Tunisie. Le ras-le-bol de la police

Les agents des forces de l'ordre dénoncent la multiplication d'agressions ciblant leur corps et observent un sit-in d'une petite heure, jeudi, partout dans le pays.

Par Zohra Abid

Selon l'Union des syndicats des forces de sûreté nationale, l'appel a été suivi par 70 à 80% de leurs collègues, chacun sur son lieu de travail.

A Tunis, devant la bâtisse grise de l'avenue Habib Bourguiba, siège du ministère de l'intérieur, les citoyens ont apporté leur soutien aux agents de sécurité.

Un cadre de la police offre des fleurs aux passants.

Un cadre de la police offre des fleurs aux passants.

Le ministère de l'Intérieur fermé à... la police

Premier constat: la porte du ministère de l'Intérieur était fermée. Second constat : à part les quelque centaines d'agents de police rassemblés près de leurs collègues de l'armée sur le trottoir d'en face, des politiques et des militants de la société civile ainsi que de simples citoyens de passage ont tenu à montrer leur solidarité.

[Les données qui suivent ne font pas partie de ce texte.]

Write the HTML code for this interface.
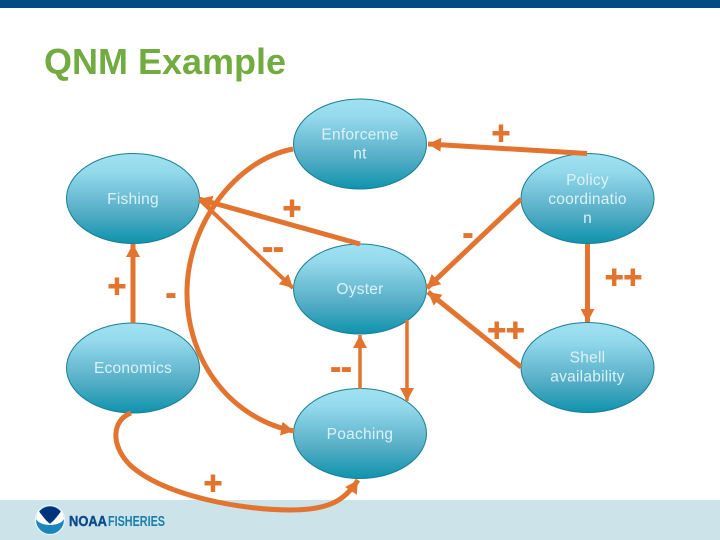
<!DOCTYPE html>
<html><head><meta charset="utf-8"><style>
html,body{margin:0;padding:0;background:#fff}
svg{display:block}
text{font-family:"Liberation Sans",sans-serif}
.n{font-size:15.5px;fill:#dcf1f6;text-anchor:middle;letter-spacing:.25px}
.s{font-size:32px;font-weight:bold;fill:#e2742f;stroke:#e2742f;stroke-width:.9;text-anchor:middle}
.c{fill:none;stroke:#e2742f;stroke-width:5}
</style></head><body>
<svg width="720" height="540" viewBox="0 0 720 540" xmlns="http://www.w3.org/2000/svg">
<defs>
<linearGradient id="g" x1="0" y1="0" x2="0" y2="1">
<stop offset="0" stop-color="#9fe2f2"/><stop offset=".2" stop-color="#94d9ec"/><stop offset=".65" stop-color="#55aec6"/><stop offset="1" stop-color="#0e93ad"/>
</linearGradient>
<marker id="a" markerUnits="userSpaceOnUse" markerWidth="16" markerHeight="16" refX="13" refY="7" orient="auto"><path d="M0 0L13 7L0 14Z" fill="#e2742f"/></marker>
</defs>
<rect width="720" height="8" fill="#004b82"/>
<rect y="500" width="720" height="40" fill="#cce4e9"/>
<text x="44" y="74" font-size="36" font-weight="bold" fill="#72ab3f">QNM Example</text>

<g fill="url(#g)" stroke="#1c7f93" stroke-width="1">
<ellipse cx="360" cy="144" rx="66.5" ry="45"/>
<ellipse cx="133" cy="198.500" rx="66.500" ry="45"/>
<ellipse cx="587.500" cy="198.500" rx="66.500" ry="45"/>
<ellipse cx="360" cy="289" rx="66.500" ry="45"/>
<ellipse cx="133" cy="368" rx="66.500" ry="45"/>
<ellipse cx="587.500" cy="367.500" rx="66.500" ry="45"/>
<ellipse cx="360" cy="433.500" rx="66.500" ry="45"/>
</g>

<path class="c" d="M587 153.500L428 144" marker-end="url(#a)"/>
<path class="c" d="M521 199L427 288" marker-end="url(#a)"/>
<path class="c" d="M521 367L428 292" marker-end="url(#a)"/>
<path class="c" d="M587.500 244L587.500 322" marker-end="url(#a)"/>
<path class="c" style="stroke-width:3.500" d="M407 320L407 401" marker-end="url(#a)"/>
<path class="c" style="stroke-width:3.500" d="M360 389L360 335" marker-end="url(#a)"/>
<path class="c" d="M360 244L199 199" marker-end="url(#a)"/>
<path class="c" style="stroke-width:4" d="M201 201L293 288" marker-end="url(#a)"/>
<path class="c" d="M133 323L133 244" marker-end="url(#a)"/>
<path class="c" d="M293 149C235 160 188 225 187 290C186 365 235 420 294 431" marker-end="url(#a)"/>
<path class="c" d="M131 413C112 420 110 445 130 465C165 497 245 510 290 510C330 510 345 500 358 480" marker-end="url(#a)"/>

<text class="n" x="360" y="139.500">Enforceme</text><text class="n" x="360" y="158.500">nt</text>
<text class="n" x="133" y="204">Fishing</text>
<text class="n" x="587.500" y="185">Policy</text><text class="n" x="587.500" y="204">coordinatio</text><text class="n" x="587.500" y="223">n</text>
<text class="n" x="360" y="294">Oyster</text>
<text class="n" x="133" y="373">Economics</text>
<text class="n" x="587.500" y="362.500">Shell</text><text class="n" x="587.500" y="381.500">availability</text>
<text class="n" x="360" y="439">Poaching</text>

<text class="s" x="501" y="144">+</text>
<text class="s" x="292" y="219">+</text>
<text class="s" x="273" y="258">--</text>
<text class="s" x="468" y="244">-</text>
<text class="s" x="117" y="297">+</text>
<text class="s" x="171" y="304">-</text>
<text class="s" x="623.500" y="288">++</text>
<text class="s" x="506" y="341">++</text>
<text class="s" x="341" y="378">--</text>
<text class="s" x="213" y="494">+</text>

<g>
<circle cx="50" cy="520" r="14.500" fill="#1a86bb" stroke="#e8f4f7" stroke-width="1.200"/>
<path d="M37.500 515A13.500 13.500 0 0 1 62.500 515L50 523Z" fill="#00347a"/>
<path d="M38 510C41 514 46 521 50 524C54 521 59 514 62 510L64 519C60 527 40 527 36 519Z" fill="#fff"/>
<text x="69" y="526" font-size="14.500" font-weight="bold" fill="#0b4b8c" stroke="#0b4b8c" stroke-width=".4" textLength="38" lengthAdjust="spacingAndGlyphs">NOAA</text>
<text x="108" y="526" font-size="14.500" font-weight="bold" fill="#1a7fa8" textLength="57" lengthAdjust="spacingAndGlyphs">FISHERIES</text>
</g>
</svg>
</body></html>
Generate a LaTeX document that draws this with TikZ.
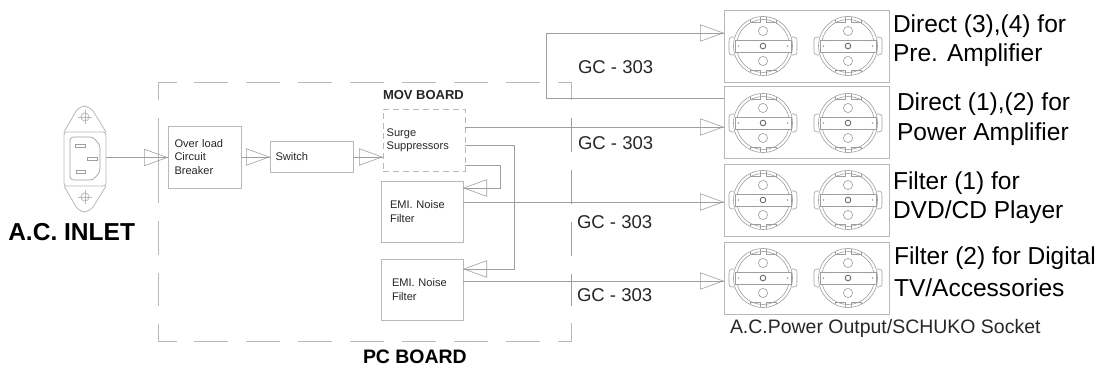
\documentclass[tikz,border=0pt]{standalone}
\usepackage{fontspec}
\setmainfont{Liberation Sans}
\usetikzlibrary{arrows.meta,calc}
\definecolor{ln}{gray}{0.62}
\definecolor{bx}{gray}{0.72}
\definecolor{tx}{gray}{0.15}
\tikzset{
  x=0.75pt,y=-0.75pt,
  box/.style={draw=bx,line width=0.7pt,anchor=north west,inner sep=0pt,outer sep=0pt,align=left,font=\fontsize{8.3}{10}\selectfont,text=tx},
  sock/.style={draw=bx,line width=0.6pt,anchor=north west,inner sep=0pt,outer sep=0pt,minimum width=123.75pt,minimum height=54pt},
  wire/.style={draw=ln,line width=0.55pt},
  conn/.style={wire,preaction={draw=ln,line width=0.55pt,arrows=-},-{Triangle[open,length=18pt,width=13pt,line width=0.45pt]}},
  lab/.style={anchor=west,inner sep=0pt,outer sep=0pt,text=tx},
  gc/.style={lab,font=\fontsize{13.9}{16}\selectfont},
  big/.style={anchor=west,inner sep=0pt,outer sep=0pt,font=\fontsize{18.4}{22}\selectfont,text=black},
  brd/.style={draw=bx,line width=0.65pt},
  brddash/.style={brd,dash pattern=on 25.5pt off 13.5pt},
  sk/.style={draw=ln,line width=0.45pt},
  pics/schuko/.style={code={
    \draw[sk] (0,0) circle (29.5);
    \draw[sk] (0,0) circle (26.5);
    \draw[sk] (-29,-9) -- (-31,-9) .. controls (-34,-9) and (-34,-7) .. (-34,-5) -- (-34,5) .. controls (-34,7) and (-34,9) .. (-31,9) -- (-29,9);
    \draw[sk] (29,-9) -- (31,-9) .. controls (34,-9) and (34,-7) .. (34,-5) -- (34,5) .. controls (34,7) and (34,9) .. (31,9) -- (29,9);
    \draw[sk,line width=0.6pt,fill=white] (-28,-6) rectangle (28,6);
    \draw[sk] (0,-15) circle (4.6) (0,15) circle (4.6);
    \draw[draw=ln!70!black,line width=0.7pt] (0,0) circle (2.8);
    \draw[sk] (-3,-29) -- (-3,-24) -- (-13,-24) -- (-13,-26)
              (3,-29) -- (3,-24) -- (13,-24) -- (13,-26)
              (-3,29) -- (-3,24) -- (-13,24) -- (-13,26)
              (3,29) -- (3,24) -- (13,24) -- (13,26);
    \fill[ln] (-24.5,0) circle (0.8) (24.5,0) circle (0.8);
  }}
}
\begin{document}
\begin{tikzpicture}
\useasboundingbox (0,0) rectangle (1099,367);
% PC board outline
\draw[brd] (177,82) -- (158,82) -- (158,100);
\draw[brddash] (194,82) -- (558,82);
\draw[brd] (558,82) -- (571,82) -- (571,100);
\draw[brd] (158,118) -- (158,203);
\draw[brddash] (158,221) -- (158,306);
\draw[brd] (158,324) -- (158,341.5) -- (177,341.5);
\draw[brddash] (194,341.5) -- (558,341.5);
\draw[brd] (558,341.5) -- (571,341.5) -- (571,323);
\draw[brddash,draw=ln] (571,118) -- (571,306);
% Boxes
\node[box,minimum width=54.75pt,minimum height=46.5pt,text width=51pt] (olcb) at (168,126) {\hspace*{3pt}Over load\\\hspace*{3pt}Circuit\\\hspace*{3pt}Breaker};
\node[box,minimum width=62.25pt,minimum height=23.25pt,text width=60pt] (sw) at (270,141) {\hspace*{3pt}Switch};
\node[box,dashed,dash pattern=on 4.5pt off 3pt,minimum width=61.5pt,minimum height=46.5pt,text width=60pt] (surge) at (383,109) {\hspace*{2pt}Surge\\\hspace*{2pt}Suppressors};
\node[box,minimum width=61.5pt,minimum height=46pt,text width=60pt] (emia) at (381,181) {\hspace*{6pt}EMI. Noise\\\hspace*{6pt}Filter};
\node[box,minimum width=61.5pt,minimum height=46pt,text width=60pt] (emib) at (381,259) {\hspace*{7.5pt}EMI. Noise\\\hspace*{7.5pt}Filter};
\node[sock] (s1) at (724,10) {};
\node[sock] (s2) at (724,86) {};
\node[sock] (s3) at (724,164) {};
\node[sock] (s4) at (724,242) {};
\foreach \yy in {46,123,200,278}{
  \pic at (763,\yy) {schuko};
  \pic at (848,\yy) {schuko};
}
% Inlet
\node[minimum width=31.5pt,minimum height=40.5pt,inner sep=0pt,outer sep=0pt,anchor=north west] (inlet) at (64,132) {};
\draw[draw=bx,line width=0.6pt,rounded corners=2pt] (64,132) rectangle (106,186);
\draw[draw=bx,line width=0.6pt,rounded corners=5pt] (64,132) -- (79,106) -- (90,106) -- (106,132);
\draw[draw=bx,line width=0.6pt,rounded corners=5pt] (64,186) -- (79,212) -- (90,212) -- (106,186);
\draw[draw=ln,line width=0.5pt,rounded corners=2.5pt] (70,137) -- (93,137) -- (100,145) -- (100,172) -- (93,180) -- (70,180) -- cycle;
\draw[draw=ln,line width=0.45pt] (75,144) rectangle (85,147) (87,157) rectangle (97,160) (76,170) rectangle (85,173);
\foreach \yy in {117,197}{
  \draw[draw=bx,line width=0.6pt] (85,\yy) circle (4);
  \draw[draw=bx,line width=0.4pt] (85,\yy-7) -- (85,\yy+7) (78,\yy) -- (92,\yy);
}
% Connectors
\draw[conn] (inlet.east |- 0,157.5) -- (olcb.west |- 0,157.5);
\draw[conn] (olcb.east |- 0,157) -- (sw.west |- 0,157);
\draw[conn] (sw.east |- 0,157) -- (surge.west |- 0,157);
\draw[conn] (surge.east |- 0,127) -- (s2.west |- 0,127);
\draw[conn] (surge.east |- 0,145) -- (514,145) -- (514,269) -- (emib.east |- 0,269);
\draw[conn] (surge.east |- 0,165) -- (500,165) -- (500,188) -- (emia.east |- 0,188);
\draw[conn] (emia.east |- 0,202) -- (s3.west |- 0,202);
\draw[conn] (emib.east |- 0,281) -- (s4.west |- 0,281);
\draw[conn] (s2.west |- 0,98) -- (546,98) -- (546,33) -- (s1.west |- 0,33);
% Labels
\node[lab,font=\bfseries\fontsize{9.75}{12}\selectfont] (mov) at (383,95.5) {MOV BOARD};
\node[anchor=west,inner sep=0pt,font=\bfseries\fontsize{18.4}{22}\selectfont] (ac) at (8,232) {A.C. INLET};
\node[lab,text=black,font=\bfseries\fontsize{14.6}{17}\selectfont] (pc) at (363,356.5) {PC BOARD};
\node[gc] (g1) at (578,67) {GC - 303};
\node[gc] (g2) at (578,143) {GC - 303};
\node[gc] (g3) at (577,222) {GC - 303};
\node[gc] (g4) at (577,295) {GC - 303};
\node[big] (t1a) at (893,26) {Direct (3),(4) for};
\node[big] (t1b) at (893,55) {Pre. Amplifier};
\node[big] (t2a) at (897,104) {Direct (1),(2) for};
\node[big] (t2b) at (897,134) {Power Amplifier};
\node[big] (t3a) at (893,183) {Filter (1) for};
\node[big] (t3b) at (893,212) {DVD/CD Player};
\node[big] (t4a) at (894,258) {Filter (2) for Digital};
\node[big] (t4b) at (894,288) {TV/Accessories};
\node[lab,font=\fontsize{14.6}{17}\selectfont] (cap) at (730,328) {A.C.Power Output/SCHUKO Socket};
\end{tikzpicture}
\end{document}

«Je suis venue pour exprimer ma solidarité à la police sur laquelle on compte pour veiller sur la Tunisie. Sans eux, le pays sera foutu. Il y a certes un petit groupe malsain, comme il existe dans le corps de la magistrature et celui des avocats ou dans l'administration ou autres corps, mais la plupart sont des gens qui s'exposent à tous les dangers pour assurer notre sécurité», a dit à Kapitalis, la militante Radhia Nasraoui, qui a été agressée – verbalement – par un petit groupe lui reprochant ses déclarations dans les médias sur la police, lors de l'affaire du viol de la fille par des policiers à Aïn Zaghouan dans la nuit du 3 au 4 septembre.

Les citoyens et les agents de sécurité fraternisent

Les citoyens et les agents de sécurité fraternisent

«Ceci ne m'a pas perturbée, mais j'avoue que nombre de leurs collègues m'ont accompagnée jusqu'à ma voiture en me demandant même pardon et ils m'ont même félicitée pour mon combat. Car, la majorité fait tout pour changer et devenir une sécurité républicaine», a ajouté la présidente de l'Association tunisienne de lutte contre la torture (Atlt).

Plaider pour une police républicaine

Présents aussi des figures de l'Union générale tunisienne du Travail (Ugtt), du Parti des Travailleurs, en l'absence remarquée de son leader Hamma Hammami. Et pour cause. «Il a un meeting à Sousse sinon il aurait pris part au sit-in», a expliqué Me Nasraoui, son épouse.

Nous sommes au siège du Syndicat de la police. Ici, il y a du monde. Une conférence de presse se tient en présence d'un grand nombre de syndicalistes et de l'élu de l'opposition Mahmoud Baroudi. Le souhait exprimé par tous les présents, c'est que le corps de la sécurité devienne républicain. Selon l'un des conférenciers, il n'est plus question de rouler pour n'importe quel parti. Il s'agit d'être neutre et de n'avoir qu'un seul souci: défendre les citoyens.

«C'est ce que doit le comprendre l'actuel gouvernement», a expliqué l'un des responsables du syndicat de police. Et d'ajouter: «Aujourd'hui, nous avons des collègues en prison parce qu'ils ont suivi les ordres de l'ancien régime. Demain, il y aura un autre régime et nous ne voulons pas payer les frais et être contre le peuple».

Le constituant Mohamed Baroudi solidaire des agents de la sécurité

Le constituant Mohamed Baroudi solidaire des agents de la sécurité.

Le constituant Mahmoud Baroudi, qui a promis de défendre cette thèse au sein de l'Assemblée nationale constituante (Anc), a ajouté: «Nous ne demandons que cela. Et je suis là pour soutenir ce mouvement. Il ne faut pas oublier que c'est la police qui veille sur les biens et la sécurité des citoyens. Je félicite ces Tunisiens qui ont observé leur sit-in d'une manière civilisée et sans perturber la vie de quiconque en bloquant des routes et qui n'ont pas dépassé une heure de sit-in».

Des roses et des mots de sympathie

Il est temps que «la Tunisie ait une police républicaine sinon on serait loin de la démocratie», a dit aussi le constituant, en déplorant le nombre impressionnant d'agressions sur les agents de sécurité. On parle de 600 agressions depuis le début de l'année, et de plusieurs morts lors des opérations de sécurité.
11H30, des citoyens de passage dans l'Avenue se sont joints aux policiers sit-inneurs et scandé des slogans en faveur d'une police républicaine. Des militaires et des agents de sécurité offrent des roses aux passants, qui ont oublié, comme par miracle, leurs griefs contre la police.